Nation Should Prepare for Changes in Key Currency
It's been some time since the U.S. dollar came under growing skepticism concerning its status as the world's reserve currency.
However, recent foreign reports on some countries' move toward ending dollar dealings for oil trade come as quite a shock. Regardless of the authenticity of these reports, the fact that such stories are circulating points to the inevitable declines facing the U.S. monetary unit.
Come to think of it, however, it would be rather strange if the U.S. currency's status remains unchanged after all the financial turmoil America initiated and the massive printing of new greenbacks nearly halving its value. So the dollar's downfall is not a matter of whether, but of how fast and low.
It would still be too early, of course, to predict the ``demise of the dollar,'' as no other monetary units, including the euro, yen or yuan, have emerged to really replace it as the key currency. Actually, it would be the biggest holders of dollar-denominated debts, namely China and Japan that would suffer greatest from its too steep a plunge. Moreover, the sharp depreciation of the American money would deeply dent the Asian giants' exports to the world's largest market.
However, none of this can deny that another round of the global currency war has just begun over the world's economic hegemony, capitalizing on the faster-than-expected setback of the U.S. economic domination.
It is well-known that the European Union and its former self, the European Economic Commission, was originally designed to keep the then Deutschmark and Germany's economic dominance in the old continent in check. Likewise, the new Japanese government's push for East Asian Union is aimed in large part at checking China's overwhelming economic influence through an Asian Currency Unit, or ACU.
Korea can be no island from these global and regional trends, but the nation seems to remain perilously carefree in part because of its limitation as a middle power at best and because the government has not awakened to the gravity of the issue.
A case in point is the country's seriously unbalanced foreign reserve mix ― 65 percent in dollar with all the other currencies accounting for the other 35 percent. The time has long past for Seoul to diversify not just its foreign exchange composition but also its currencies for trade settlement.

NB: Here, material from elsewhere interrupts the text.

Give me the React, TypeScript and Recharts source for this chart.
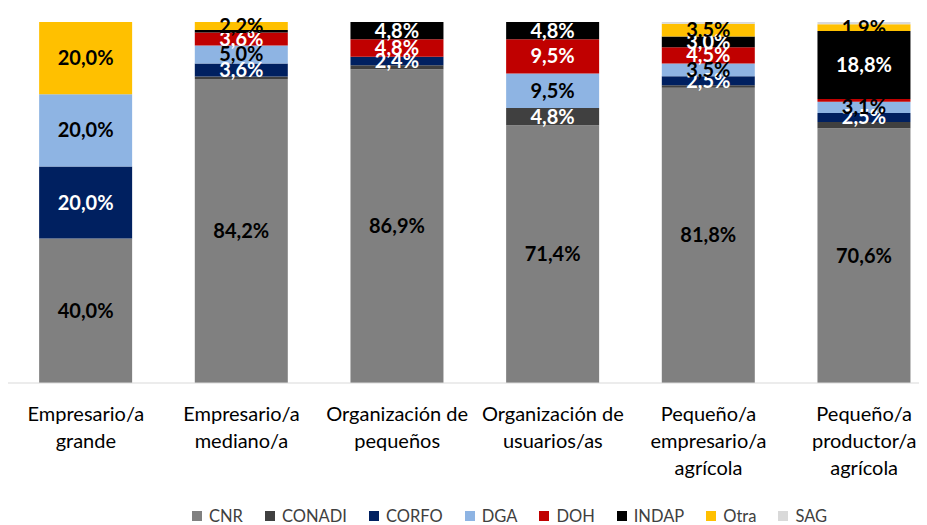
import { Bar, BarChart, LabelList, Legend, XAxis, YAxis } from "recharts";

const categories = [
    ["Empresario/a", "grande"],
    ["Empresario/a", "mediano/a"],
    ["Organización de", "pequeños"],
    ["Organización de", "usuarios/as"],
    ["Pequeño/a", "empresario/a", "agrícola"],
    ["Pequeño/a", "productor/a", "agrícola"],
];

const cnr = [40, 84.2, 86.9, 71.4, 81.8, 70.6];
const conadi = [0, 0.7, 1.1, 4.8, 0.7, 1.7];
const corfo = [20, 3.6, 2.4, 0, 2.5, 2.5];
const dga = [20, 5.0, 0, 9.5, 3.5, 3.1];
const doh = [0, 3.6, 4.8, 9.5, 4.5, 0.8];
const indap = [0, 0.7, 4.8, 4.8, 3.0, 18.8];
const otra = [20, 2.2, 0, 0, 3.5, 1.9];
const sag = [0, 0, 0, 0, 0.5, 0.6];

const series = [
    { key: "CNR", values: cnr, color: "#808080", text: "#000000" },
    { key: "CONADI", values: conadi, color: "#404040", text: "#ffffff" },
    { key: "CORFO", values: corfo, color: "#002060", text: "#ffffff" },
    { key: "DGA", values: dga, color: "#8eb4e3", text: "#000000" },
    { key: "DOH", values: doh, color: "#c00000", text: "#ffffff" },
    { key: "INDAP", values: indap, color: "#000000", text: "#ffffff" },
    { key: "Otra", values: otra, color: "#ffc000", text: "#000000" },
    { key: "SAG", values: sag, color: "#d9d9d9", text: "#000000" },
];

const data = categories.map((lines, i) => {
    const row: Record<string, any> = { name: lines.join(" "), idx: i };
    series.forEach(s => { row[s.key] = s.values[i]; });
    return row;
});

const fmt = (v: number) => v.toFixed(1).replace(".", ",") + "%";

function CategoryTick({ x, y, payload }: any) {
    const lines = categories[payload.index] || [];
    return (
        <text x={x} y={y} textAnchor="middle" fill="#000" fontFamily="Lato" fontSize={20}>
            {lines.map((l, i) => (
                <tspan key={i} x={x} dy={i === 0 ? 38 : 27}>{l}</tspan>
            ))}
        </text>
    );
}

function makeLabel(color: string) {
    return (props: any) => {
        const { x, y, width, height, value } = props;
        if (!value || value < 1.9) return null;
        return (
            <text x={x + width / 2} y={y + height / 2} dy={7} textAnchor="middle"
                fill={color} fontFamily="Lato" fontWeight="bold" fontSize={20}>
                {fmt(value)}
            </text>
        );
    };
}

function LegendBox() {
    return (
        <div style={{ display: "flex", gap: 22, paddingLeft: 184, fontFamily: "Lato", fontSize: 16.5, color: "#404040", lineHeight: "18px", marginTop: -1 }}>
            {series.map(s => (
                <div key={s.key} style={{ display: "flex", alignItems: "center" }}>
                    <span style={{ width: 10, height: 10, background: s.color, marginRight: 7, display: "inline-block" }} />
                    {s.key}
                </div>
            ))}
        </div>
    );
}

export default function App() {
    return (
        <div style={{ width: 919, height: 517, overflow: "hidden" }}>
            <BarChart width={934} height={517} data={data} margin={{ top: 14, right: 0, left: 0, bottom: 0 }} barCategoryGap="20%">
                <XAxis dataKey="name" tick={<CategoryTick />} tickLine={false} tickSize={0} tickMargin={0}
                    axisLine={{ stroke: "#d9d9d9" }} height={125} interval={0} />
                <YAxis hide domain={[0, 100]} />
                <Legend verticalAlign="bottom" align="left" content={<LegendBox />} wrapperStyle={{ left: 0, width: 934 }} />
                {series.map(s => (
                    <Bar key={s.key} dataKey={s.key} stackId="a" fill={s.color} isAnimationActive={false}>
                        <LabelList dataKey={s.key} content={makeLabel(s.text)} />
                    </Bar>
                ))}
            </BarChart>
        </div>
    );
}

In the mid- to long-term, the government and businesses should ready themselves for a gradual appreciation in the Korean won, which is regarded as remaining at least 40 percent below its fair value against the greenback, meaning the exporters would no longer compete with weak currency-aided price advantage.
More importantly, Seoul will need to wean itself off the U.S.-style economic policies and financial systems, by shifting from export-oriented to domestic demand-led growth and restraining from wayward financial capitalism.
Unfortunately, it appears hard to expect changes anytime soon under this administration, which is anxious to follow the long-outmoded neo-liberalistic economic management model.